The problem is that while “bossy” might be a buzzword right now in the gendered language debates, it comes out of a particular social context: that of elementary school girls. It would strike me as unusual for any subordinate to refer to a superior in this way (e.g. a student to a teacher, or a child to a parent, employee to a boss), since authority and a degree of assertiveness is already implied by the relation.
Schmidt’s graphs bear me out here. See “bossy” to the right [click for larger]. While it is true that there are, in general, more “bossy”s in the reviews of female profs by discipline, the frequencies are so low that they constitute very weak evidence indeed. The very highest frequencies are in Computer Science [1.97 wpm] and Fine Arts [1.70 wpm].
Compare that to something like “understanding” or “helpful”, two categories in which women also always outscore men, but where the highest incidences are 489 wpm and 2,185 wpm, respectively.
In what discipline are women reported to be “helpful” 2,185 times per million words? Computer Science! That’s a good three orders of magnitude greater than “bossy” in that discipline. This is not to say that the word “bossy” isn’t applied to women more frequently than men, only that the incidence of this is so small as to be meaningless, if what you’re interested in is a real social phenomenon.
Let’s look at those low frequencies. 1.97 wpm is about as frequent as you might expect to find the words “absurdity”, “coexist”, “ecclesiastical”, “vested”, and “tart” in the Corpus of Contemporary American English (COCA). If you restrict it to COCA’s spoken English sub-corpus (perhaps more comparable to online reviews), we’re talking frequencies close to “ambiguity”, “prenatal”, and “cadet”. The reviews corpus is smaller than COCA – between 25,000 reviews per gender per field for the least well represented, up to 750,000 for the most (Females in English and Males in Math). I don’t have access to the background data, so I’ll just assume a mean average of 50 words per review, implying that the biggest dots are measuring against something like 37M total words, while the smallest would have something like 1.3M. Even at the low end, that’s not terrible for commonish words, but once you get down to a rate of 2 wpm, data get(s) wonky. Now, it looks like there might be about 100,000 reviews of female Comp. Sci. profs, and perhaps 75,000 of female Fine Arts profs in the corpus. At (assumed) 50 words per review, this implies that fewer than 7 people called their female Fine Arts teacher “bossy”, while only ten Computer Science students did.
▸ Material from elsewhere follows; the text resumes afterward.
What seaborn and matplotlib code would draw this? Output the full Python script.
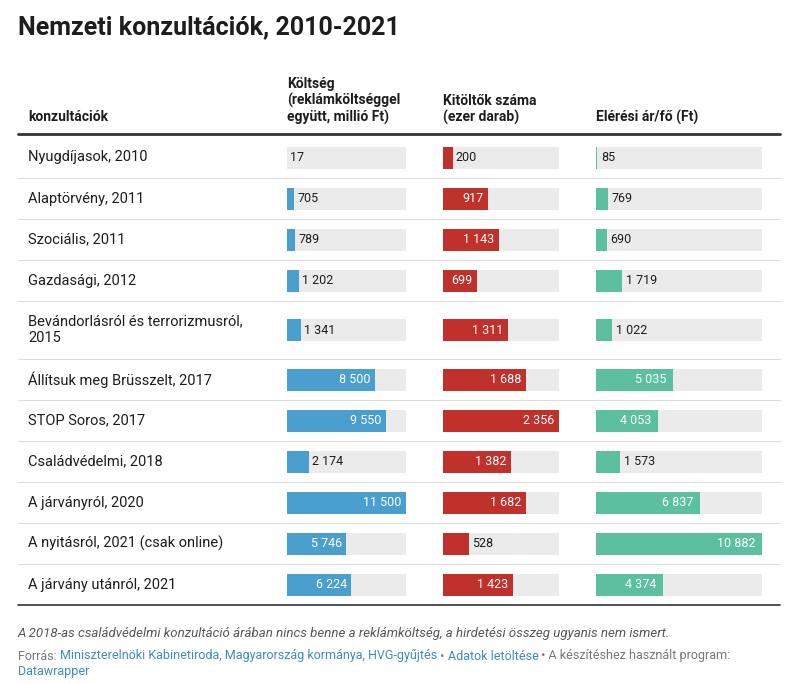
import matplotlib
matplotlib.use("Agg")
import matplotlib.pyplot as plt
import seaborn as sns

sns.set_theme(style="white")
plt.rcParams['font.family'] = ['Roboto', 'DejaVu Sans']

categories = ["Nyugdíjasok, 2010", "Alaptörvény, 2011", "Szociális, 2011", "Gazdasági, 2012",
              "Bevándorlásról és terrorizmusról,\n2015", "Állítsuk meg Brüsszelt, 2017",
              "STOP Soros, 2017", "Családvédelmi, 2018", "A járványról, 2020",
              "A nyitásról, 2021 (csak online)", "A járvány utánról, 2021"]
koltseg = [17, 705, 789, 1202, 1341, 8500, 9550, 2174, 11500, 5746, 6224]
kitoltok = [200, 917, 1143, 699, 1311, 1688, 2356, 1382, 1682, 528, 1423]
eleresi = [85, 769, 690, 1719, 1022, 5035, 4053, 1573, 6837, 10882, 4374]
headers = ["Költség\n(reklámköltséggel\negyütt, millió Ft)", "Kitöltők száma\n(ezer darab)", "Elérési ár/fő (Ft)"]

W, H = 800, 684
fig = plt.figure(figsize=(8, 6.84), dpi=100)
bg = fig.add_axes([0, 0, 1, 1])
bg.set_xlim(0, W); bg.set_ylim(H, 0); bg.axis("off")

dark = "#1d1d1d"
bg.text(18, 27, "Nemzeti konzultációk, 2010-2021", fontsize=18, fontweight="bold", color=dark, va="center")
bg.text(28, 124, "konzultációk", fontsize=10, fontweight="bold", color=dark, va="bottom")
col_x = [287, 443, 596]
col_w = [119, 116, 166]
for x, h in zip(col_x, headers):
    bg.text(x, 125, h, fontsize=10, fontweight="bold", color=dark, va="bottom", linespacing=1.15)
bg.plot([18, 780], [134, 134], color="#333333", lw=2)

row_h = [41, 41, 41, 41, 58, 41, 41, 41, 41, 41, 41]
centers = []
y = 137
for h in row_h:
    centers.append(y + h / 2)
    y += h
    bg.plot([18, 780], [y, y], color="#dddddd" if y < 600 else "#333333", lw=0.8 if y < 600 else 1.2)

for c, name in zip(centers, categories):
    bg.text(28, c, name, fontsize=10.5, color=dark, va="center", linespacing=1.25)

def fmt(v):
    return f"{v:,}".replace(",", " ")

colors = ["#4a9fcf", "#c0312b", "#5bbfa0"]
for x0, w, vals, col in zip(col_x, col_w, [koltseg, kitoltok, eleresi], colors):
    ax = fig.add_axes([x0 / W, 0, w / W, 1])
    mx = max(vals)
    ax.set_xlim(0, mx); ax.set_ylim(H, 0); ax.axis("off")
    ax.barh(centers, [mx] * len(vals), height=22, color="#ebebeb", lw=0)
    ax.barh(centers, vals, height=22, color=col, lw=0)
    for c, v in zip(centers, vals):
        if v / mx > 0.28:
            ax.text(v - mx * 0.04, c, fmt(v), ha="right", va="center", fontsize=9, color="white")
        else:
            ax.text(v + mx * 0.025, c, fmt(v), ha="left", va="center", fontsize=9, color=dark)

bg.text(18, 634, "A 2018-as családvédelmi konzultáció árában nincs benne a reklámköltség, a hirdetési összeg ugyanis nem ismert.",
        fontsize=9.5, style="italic", color="#555555", va="center")

fig.canvas.draw()
r = fig.canvas.get_renderer()
inv = bg.transData.inverted()
def chain(x, y, parts):
    for txt, colr in parts:
        t = bg.text(x, y, txt, fontsize=9, color=colr, va="center")
        bb = t.get_window_extent(r)
        x = inv.transform((bb.x1, bb.y0))[0]
gray, link = "#777777", "#3b8ac4"
chain(18, 656, [("Forrás: ", gray), ("Miniszterelnöki Kabinetiroda, Magyarország kormánya, HVG-gyűjtés", link),
                (" • ", gray), ("Adatok letöltése", link), (" • A készítéshez használt program:", gray)])
chain(18, 671, [("Datawrapper", link)])

fig.savefig("out.png", dpi=100)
In fields where there’s a reasonable amount of data, the wpms are even lower (English = 0.8 “bossy”s per million words–maybe 3,000 instances in 750,000 reviews with 37.5M words of text).
Anyone with high school science should be able to spot the flaws with “bossy” right away, even without a socio-linguistic intuition about its relevance. The X-axis shows really low frequencies, there are multiple points at the X-origin (=zero incidence), the points are scattered about. It’s also suspicious that closely related disciplines, such as Math and Computer Science, or Political Science and History, (say) score far apart. Most of the high-frequency graphs show some grouping along the Y-axis, though there’s considerable variation.
If I were interested in using the tool seriously,* instead of to confirm my own vaguely accepted social prejudices, the first thing I would do is check the top 10 or 25 most common adjectives in the corpus. I can’t do that because I don’t have access to the background data.
So, given that limitation, what I would do next is investigate a series of categories of words, trying always to look at relevant contrasting pairs of words when possible. The first three categories, with a couple examples of each, are below. You can have a look at these, and by all means go use Schmidt’s viz tool to explore your own words. But read Schmidt’s FAQ first, and always bear in mind your own biases.
1. Generic evaluative adjectives: (good, bad, best, worst, great, terrible etc.)
2. Milieu-specific adjectives (fair, helpful, easy, brilliant, knowledgeable, intelligent, stupid, dumb, etc.)
*[but actually, I’m not. At least not to confirm gender bias. There are better ways to do that than counting word frequencies, because, you know, the reviews also include numerical ratings!]